Critical analysis: strengths, risks, and the right choice​

Strengths
  • Third‑party tools are mature and practical right now: Lively provides a free, open, efficient solution for most users; Wallpaper Engine provides professional‑grade variety and creation tools for enthusiasts.
  • Both apps incorporate intelligent pause rules that largely eliminate gaming slowdowns and offer battery‑aware settings for laptops. This design makes animated wallpapers practical — not just aesthetic novelties.
  • Native Windows experimentation indicates Microsoft is listening; a future first‑party option could simplify workflow and lower compatibility risk if shipped to stable channels.
Risks and gaps
  • Native support in Insider builds is preview‑level: feature IDs, exact format support, and management controls are not finalized. Enabling hidden flags is only advised on test machines.
  • Web‑rendered wallpapers execute web content.

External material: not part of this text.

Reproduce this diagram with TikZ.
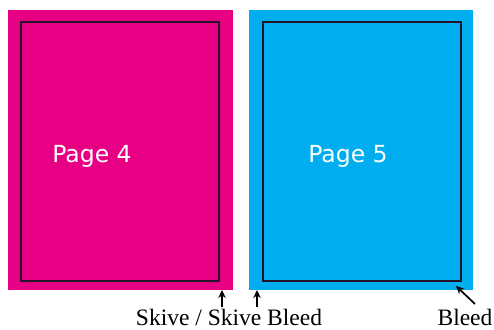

That’s powerful but introduces network and script execution risks — treat web wallpapers like web pages and avoid untrusted sources.
  • Enterprise and managed environments: lack of Group Policy controls or signed enterprise packages for native video wallpapers (and some third‑party installers) requires extra care before deployment in business settings.
How to choose
  • If you want a free, safe, and practical solution today: install Lively from the Microsoft Store and configure pause/battery rules.
  • If you want the biggest library and deepest customization and don’t mind paying a small one‑time fee: Wallpaper Engine on Steam is the premium choice.
  • If you want a native experience later: follow Windows Insider announcements and wait for a stable rollout rather than running preview flags on your daily machine.

Conclusion​

Animated wallpapers are no longer just gimmicks; when implemented with sensible defaults — hardware decoding, pause rules for fullscreen and battery, and per‑wallpaper FPS/resolution limits — they can add personality without claiming unacceptable system resources. For most Windows 11 users right now, Lively Wallpaper is the recommended, free starting point: it’s open source, feature‑rich, and lightweight. For enthusiasts who want the ultimate variety and maker tools, Wallpaper Engine remains the standout paid option.
Microsoft’s native experiment in Insider builds points toward an eventual first‑party solution, but it is still preview‑grade and should not be treated as enterprise guidance yet. In the meantime, pick a trusted app, prefer store or official releases, enable pause rules, match resolutions to your displays, and test on representative hardware before committing to animated desktops for work or presentations. With those precautions, moving wallpapers can enhance your Windows 11 desktop without compromising performance or security.